Sunday, March 27, 2022

Challenging the Power of the Supernatural in Nigeria

24-year-old Gbenga Adewoyin has recently emerged as a rebel publicly contesting the powers of the supernatural in the deeply religious country of Nigeria.  Belief in African traditional religions and its juju components are widespread in Nigeria, with many combining them with either Christianity or Islam, according to a 2010 report by the Pew Research Centre.

Many Nigerians believe that magic charms can allow humans to morph into cats, protect bare skins from sharp blades and make money appear in a clay pot.These beliefs  are not just held by the uneducated, they exist even at the highest level of Nigeria's academia.

Dr Olaleye Kayode, a senior lecturer in African Indigenous Religions at the University of Ibadan, told the BBC that money-making juju rituals - where human body parts mixed with charms makes money spew out of a pot - really work.  The curency that supposedly appear "are gotten by spirits from existing banks", he told the BBC.

Jude Akanbi, a lecturer at the Crowther Graduate Theological Seminary in Abẹ́òkúta, is also unequivocal about juju.  "This ability to be able to transform yourself to [a] cat, to disappear and reappear, these things are possible within the dynamics of traditional African religion.  "Although [it] sounds illogical, like old wives' tales, however from what we have seen and heard, these things are possible," he said.

Such beliefs, especially that human body parts and charms can produce money from a clay pot, have led to a recent wave of gruesome murders in the country, with single women often the victims.  "I feel horrible to see young people engage in these ritual killings," said Adewovin. "If money ritual worked, we would have seen a massive inflation in the economy for the decades that we have believed in it."

Questioning the existence of supernatural powers is considered taboo in much of Nigerian society.  To be openly expressing such thoughts, as Adewoyin is doing, could easily result in an arrest for blasphemy or a lynching by an angry mob.

The killing of humans to use their body parts for magic purposes gripped Nigeria in the mid-90s and led to riots in the eastern city of Owerri after the kidnap and murder of an 11-year-old boy in 1996.  Now, with social media, hardly a day passes without reports of a missing person and pictures of mutilated corpses linked to juju.

There was widespread outrage last month after three men allegedly killed a 17-year-old girl in Ogun state to use her body parts in a ritual they believed would make them rich.
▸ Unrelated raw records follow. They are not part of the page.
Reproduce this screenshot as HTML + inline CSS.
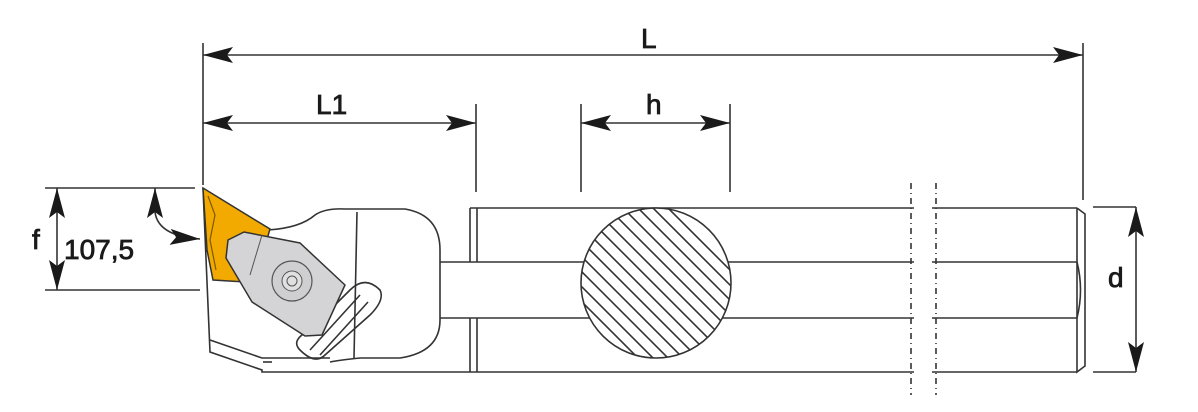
<!DOCTYPE html>
<html><head><style>html,body{margin:0;padding:0;background:#fff}svg{display:block}</style></head>
<body>
<svg width="1198" height="412" viewBox="0 0 1198 412" xmlns="http://www.w3.org/2000/svg" font-family="Liberation Sans, DejaVu Sans, sans-serif">
<defs>
<marker id="a" viewBox="0 0 30 16" refX="30" refY="8" markerWidth="30" markerHeight="16" markerUnits="userSpaceOnUse" orient="auto-start-reverse"><path d="M0,0 L30,8 L0,16 L6,8 Z" fill="#1a1a1a"/></marker>
<clipPath id="c"><circle cx="656" cy="283" r="75"/></clipPath>
</defs>
<g stroke="#333" stroke-width="1.6" fill="none">
<line x1="203" y1="43" x2="203" y2="185"/>
<line x1="1083" y1="43" x2="1083" y2="200"/>
<line x1="476" y1="104" x2="476" y2="192"/>
<line x1="581" y1="104" x2="581" y2="192"/>
<line x1="730" y1="104" x2="730" y2="192"/>
<line x1="45" y1="188" x2="195" y2="188"/>
<line x1="45" y1="290" x2="200" y2="290"/>
<line x1="1093" y1="207" x2="1136" y2="207"/>
<line x1="1093" y1="372" x2="1136" y2="372"/>
<line x1="203" y1="55" x2="1083" y2="55" marker-start="url(#a)" marker-end="url(#a)"/>
<line x1="203" y1="123" x2="476" y2="123" marker-start="url(#a)" marker-end="url(#a)"/>
<line x1="581" y1="123" x2="730" y2="123" marker-start="url(#a)" marker-end="url(#a)"/>
<line x1="57" y1="188" x2="57" y2="290" marker-start="url(#a)" marker-end="url(#a)"/>
<line x1="1136" y1="207" x2="1136" y2="372" marker-start="url(#a)" marker-end="url(#a)"/>
<path d="M155,188 L155,212 Q158,236 200,239" marker-start="url(#a)" marker-end="url(#a)"/>
<line x1="470" y1="208" x2="1077" y2="208"/>
<line x1="470" y1="372" x2="1077" y2="372"/>
<line x1="440" y1="262" x2="1077" y2="262"/>
<line x1="440" y1="318" x2="1077" y2="318"/>
<line x1="470" y1="208" x2="470" y2="262"/>
<line x1="477" y1="208" x2="477" y2="262"/>
<line x1="470" y1="318" x2="470" y2="372"/>
<line x1="477" y1="318" x2="477" y2="372"/>
<path d="M1077,208 L1085,214 L1085,366 L1077,372 L1077,208"/>
<path d="M1077,262 Q1084,290 1077,318"/>
<path d="M268,230 Q300,228 315,215 Q325,208 345,209 L405,209 Q440,215 440,250 L440,320 Q440,352 400,358 L360,358 Q340,360 330,362"/>
<path d="M203,188 L210,352 L262,370 L262,372 L470,372"/>
<path d="M210,340 L262,358 L330,358"/>
<line x1="357" y1="212" x2="354" y2="358"/>
<line x1="263" y1="362" x2="272" y2="362"/>
<path d="M300,350 Q290,340 310,330 L350,290 Q365,275 380,290 Q385,300 370,315 L325,355 Q315,365 300,350 Z"/>
<path d="M310,350 L360,295 M320,355 L368,302"/>
<circle cx="656" cy="283" r="75" fill="#fff"/>
<g clip-path="url(#c)" stroke-width="1.6">
<path d="M560,190 L760,390 M575,190 L775,390 M590,190 L790,390 M545,190 L745,390 M530,190 L730,390 M515,190 L715,390 M500,190 L700,390 M485,190 L685,390 M470,190 L670,390 M455,190 L655,390 M605,190 L805,390 M620,190 L820,390 M635,190 L835,390 M650,190 L850,390 M440,190 L640,390 M425,190 L625,390"/>
</g>
</g>
<polygon points="203,188 270,229 268,236 245,282 213,280 207,250" fill="#f2a900" stroke="#333" stroke-width="1.5"/>
<path d="M208,196 L215,215 L210,240 L216,270" stroke="#7a5a00" stroke-width="1.2" fill="none"/>
<polygon points="228,240 244,232 300,243 345,285 322,335 305,336 252,302 226,258" fill="#d4d4d6" stroke="#333" stroke-width="1.5"/>
<line x1="262" y1="235" x2="250" y2="275" stroke="#555"/>
<circle cx="292" cy="281" r="20" fill="#cfcfd1" stroke="#555" stroke-width="1.2"/>
<circle cx="292" cy="281" r="10" fill="#e0e0e0" stroke="#555"/>
<circle cx="292" cy="281" r="5" fill="none" stroke="#555"/>
<g stroke="#fff" stroke-width="18"><line x1="923" y1="200" x2="923" y2="380"/></g>
<g stroke="#333" stroke-width="1.6" stroke-dasharray="6,4,1,4">
<line x1="911" y1="183" x2="911" y2="395"/>
<line x1="936" y1="183" x2="936" y2="395"/>
</g>
<g fill="#1a1a1a" stroke="#1a1a1a" stroke-width="0.8" font-size="28">
<text x="641" y="48">L</text>
<text x="316" y="114">L1</text>
<text x="646" y="114">h</text>
<text x="32" y="249">f</text>
<text x="64" y="259">107,5</text>
<text x="1108" y="287">d</text>
</g>
</svg>
</body></html>
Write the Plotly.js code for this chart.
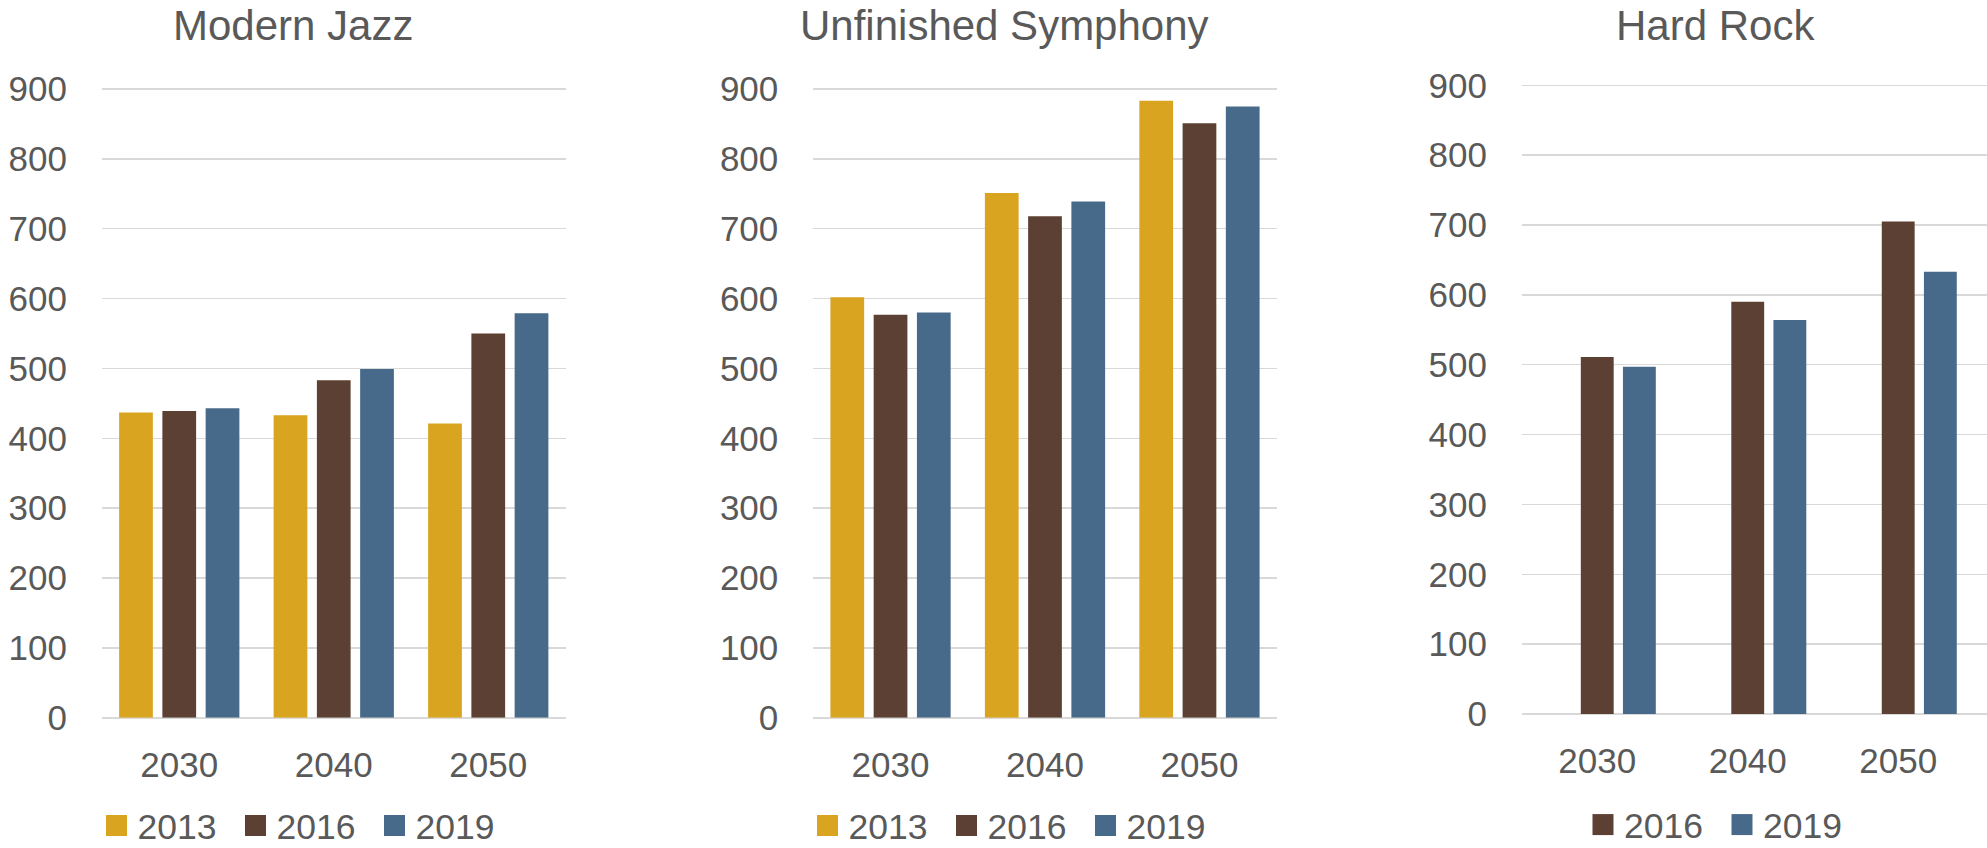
<!DOCTYPE html>
<html>
<head>
<meta charset="utf-8">
<script src="https://cdn.plot.ly/plotly-3.0.1.min.js"></script>
<style>
  html, body { margin: 0; padding: 0; background: #ffffff; }
  #chart { width: 1987px; height: 848px; }
</style>
</head>
<body>
<div id="chart"></div>
<script>
// Categories and series
const categories = ['2030', '2040', '2050'];
const seriesNames = ['2013', '2016', '2019'];

// Modern Jazz
const jazz2013 = [437, 433, 421];
const jazz2016 = [439, 483, 550];
const jazz2019 = [443, 499, 579];

// Unfinished Symphony
const symphony2013 = [602, 751, 883];
const symphony2016 = [577, 718, 851];
const symphony2019 = [580, 739, 875];

// Hard Rock (no 2013 figures)
const rock2013 = [null, null, null];
const rock2016 = [511, 590, 705];
const rock2019 = [497, 564, 633];

const panelTitles = ['Modern Jazz', 'Unfinished Symphony', 'Hard Rock'];
const yTicks = [0, 100, 200, 300, 400, 500, 600, 700, 800, 900];

const colors = { '2013': '#D9A521', '2016': '#5C4033', '2019': '#486A8A' };
const textColor = '#595959';
const gridColor = '#D9D9D9';
const FONT = '"Liberation Sans", Arial, Helvetica, sans-serif';

const W = 1987, H = 848;
const px = v => v / W;
const py = v => 1 - v / H;

// value axis tops out slightly above 900 so the 900 gridline is drawn
const Y_MAX = 902;
const PX_PER_UNIT = (717.7 - 89) / 900;

const panels = [
  { key: '', legend: 'legend', data: [jazz2013, jazz2016, jazz2019], show: [true, true, true],
    x0: 102, x1: 565.5, yBot: 717.7, xRange: [-0.5, 2.5],
    titleX: 292.5, legendX: 306, legendY: 826 },
  { key: '2', legend: 'legend2', data: [symphony2013, symphony2016, symphony2019], show: [true, true, true],
    x0: 813.3, x1: 1276.7, yBot: 717.7, xRange: [-0.5, 2.5],
    titleX: 1004, legendX: 1017, legendY: 826 },
  { key: '3', legend: 'legend3', data: [rock2013, rock2016, rock2019], show: [false, true, true],
    x0: 1522, x1: 1987, yBot: 714, xRange: [-0.5, 2.59],
    titleX: 1715, legendX: 1723, legendY: 825 }
];

const traces = [];
const layout = {
  width: W, height: H,
  margin: { l: 0, r: 0, t: 0, b: 0, pad: 0, autoexpand: false },
  paper_bgcolor: '#ffffff', plot_bgcolor: '#ffffff',
  barmode: 'group', bargap: 0.16, bargroupgap: 0.22,
  font: { family: FONT, color: textColor, size: 35 },
  showlegend: true,
  annotations: []
};

panels.forEach((p, i) => {
  const xa = 'x' + p.key, ya = 'y' + p.key;
  const yTop = p.yBot - Y_MAX * PX_PER_UNIT;
  seriesNames.forEach((name, s) => {
    traces.push({
      type: 'bar', name: name, x: categories, y: p.data[s],
      xaxis: xa, yaxis: ya, legend: p.legend,
      showlegend: p.show[s],
      marker: { color: colors[name], line: { width: 0 } },
      hoverinfo: 'skip'
    });
  });

  layout['xaxis' + p.key] = {
    type: 'category', domain: [px(p.x0), px(p.x1)], anchor: ya, range: p.xRange,
    showgrid: false, zeroline: false, showline: false, ticks: '',
    ticklabelstandoff: 23,
    tickfont: { family: FONT, size: 35, color: textColor }, fixedrange: true
  };
  layout['yaxis' + p.key] = {
    domain: [py(p.yBot), py(yTop)], anchor: xa, range: [0, Y_MAX],
    tickmode: 'array', tickvals: yTicks, ticktext: yTicks.map(String),
    showgrid: true, gridcolor: gridColor, gridwidth: 1.5,
    zeroline: true, zerolinecolor: gridColor, zerolinewidth: 2,
    showline: false, ticks: '', ticklabelstandoff: 34,
    tickfont: { family: FONT, size: 35, color: textColor }, fixedrange: true
  };
  layout[p.legend] = {
    orientation: 'h', x: px(p.legendX), xanchor: 'center',
    y: py(p.legendY), yanchor: 'middle', traceorder: 'normal',
    font: { family: FONT, size: 35.5, color: textColor },
    bgcolor: 'rgba(0,0,0,0)', borderwidth: 0, itemwidth: 30,
    entrywidthmode: 'pixels', entrywidth: 94
  };
  layout.annotations.push({
    text: panelTitles[i], xref: 'paper', yref: 'paper',
    x: px(p.titleX), y: 1, xanchor: 'center', yanchor: 'top',
    showarrow: false, font: { family: FONT, size: 42, color: textColor }
  });
});

// larger square swatches in the legends
function enlargeSwatches() {
  document.querySelectorAll('g.legendpoints path').forEach(el => {
    el.setAttribute('d', 'M10.5,10.5H-10.5V-10.5H10.5Z');
    el.setAttribute('transform', 'translate(19,0)');
  });
}

const gd = document.getElementById('chart');
Plotly.newPlot(gd, traces, layout, { staticPlot: true, displayModeBar: false }).then(() => {
  enlargeSwatches();
  setTimeout(enlargeSwatches, 50);
});
gd.on && gd.on('plotly_afterplot', enlargeSwatches);
</script>
</body>
</html>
They confessed to the killing after they were arrested by the police and have been charged in court.  The oldest killer was 21, sparking the Twitter hashtag #At21, where users described what they were doing at that stage in life and bemoaning what they saw as societal pressures on young people to get rich quick.

The outrage over the girl's death made federal lawmakers debate juju in parliament and consider the "declaration of a state of emergency on ritual killings in the country."  While the debate rages about who is to blame for the killings, a much broader conversation is to be had about Nigeria's educational system that fails to persuade people that juju and the supernatural are not real, says Adewoyin.  He is hoping that his efforts can expose those he calls tricksters, claiming the supernatural powers of juju, and help put an end to the spate of ritual killings.  "For a reasonable human being to believe that a human with all his biological components can turn to yam or banana is illogical, and worrisome," he said.